Capitol Account: Banking Legislation Hostage to Insurers?

The House Commerce Committee begins hearings on Glass-Steagall legislation next week, and by the time the panel finishes its work, the hearing room could look like a combat zone.

The main battle is between the banking and insurance industries, although securities firms and diversified financial services companies will likely see some action as well.

Hanging in the balance is the fate of the Glass-Steagall Act, a 62-year- old law that addresses securities and banking and has not a thing to do with insurance. But for better or worse, it is the insurance issue more than any other that will determine whether the Depression-era law lives to see a new year.

A number of ideas are being tossed around right now as talks progress among legislative aides and lobbyists, but two broad themes appear to have taken center stage as points of debate.

First is the affiliations approach, also known as Plan A. This approach would permit banking concerns to own insurance companies through a holding company structure. Thus, a bank could affiliate with, but not actually own, an insurance company.

A degree of enforced separation between banks and insurance companies would answer concerns among insurance agents who don't want banks selling insurance in their lobbies. However, the proponents of Plan A also have something to offer banks, who do want insurance sold in their lobbies.

As a sweetener, Plan A advocates would leave it up to the states to decide whether closer affiliations could be permitted. (This approach could also turn out to be a sweetener for the insurance agents, if the bill is drafted to give states broad power to limit bank activities.)
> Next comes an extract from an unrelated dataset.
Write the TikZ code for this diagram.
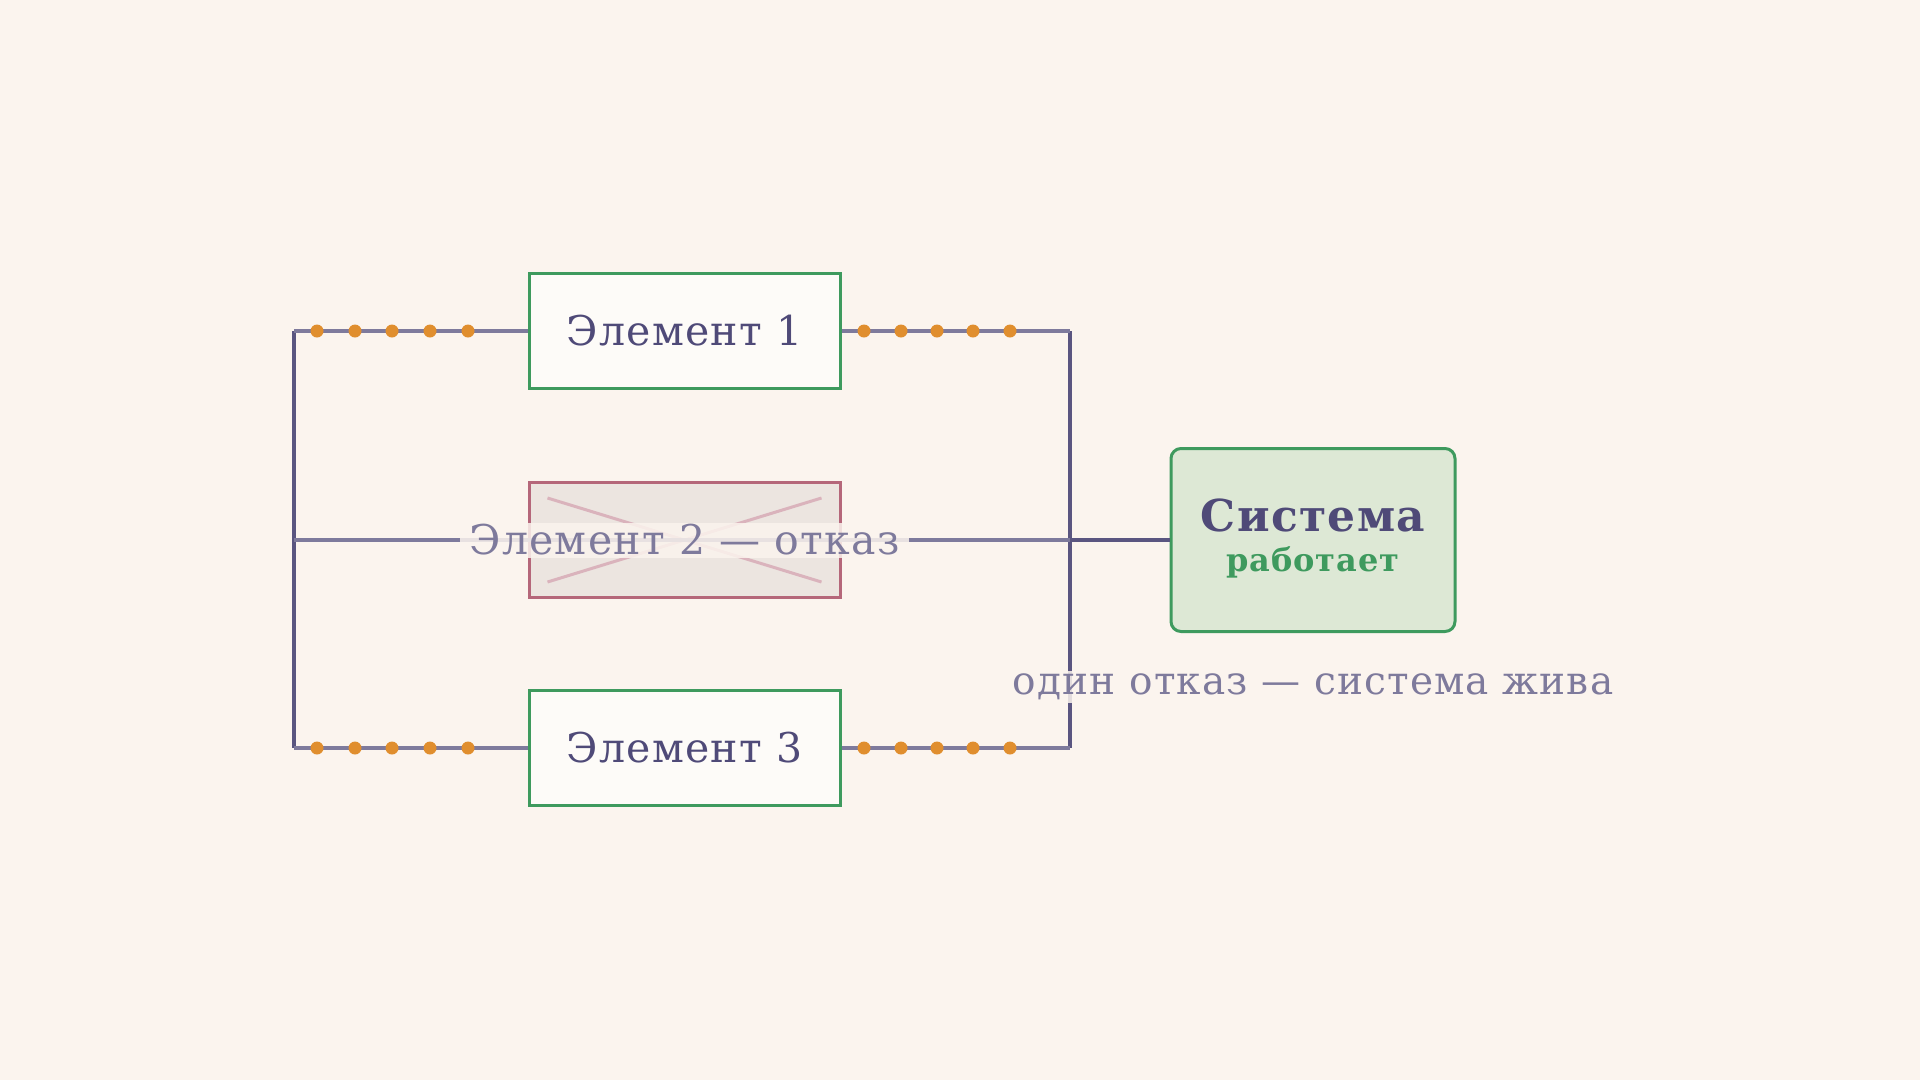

The alternative is Plan B - an approach being attributed to the American Council of Life Insurance and its president, former South Carolina Gov. Carroll A. Campbell.

Plan B would strip the Comptroller of the Currency of his power to authorize new insurance powers under the "incidental to banking" doctrine. Bankers would go ballistic, but the idea is very much in tune with the thinking of both House Banking Committee Chairman Jim Leach and House Commerce chief Thomas J. Bliley. Lately, Rep. Leach has been most vocal in denouncing the Comptroller of the Currency on insurance powers.

Under this approach, banks already involved in selling or underwriting insurance would be "grandfathered," or allowed to continue their current business. And insurance powers would remain available through the states.

Other sweeteners might be given to banks. Annuities, for example, could be explicitly authorized, settling cases that are now pending before the Supreme Court.

Lurking in the background is a third option that is only just beginning to get some attention. If the insurance talks break down, some on Capitol Hill are talking about attaching Plan B - limits on the Comptroller of the Currency - to a regulatory relief bill that banks desperately want.

Glass-Steagall would then be moved as a "clean bill," unencumbered by extraneous issues. However, it would be moved in tandem with the regulatory relief-insurance bill.

Regulatory relief is scheduled for a subcommittee vote June 14, and the House Banking Committee is expected to take it up the following week - the same week that Commerce is required to finish work on Glass-Steagall.

"The two bills could go to the floor, if not simultaneously, then very close," said one Hill aide close to the process.

If that happens, then the industry would have to choose. Would it swallow hard on insurance powers in order to get Glass-Steagall repeal and regulatory relief? Or would it oppose the entire package? More important, does the industry's stance matter?

Right now, the insurance issue is being dealt with primarily at the staff level. The hard decisions, though, will be made by Rep. Leach, Rep. Bliley, and House Speaker Newt Gingrich.

And if they decide to link regulatory relief and insurance, that bill could be hard to stop.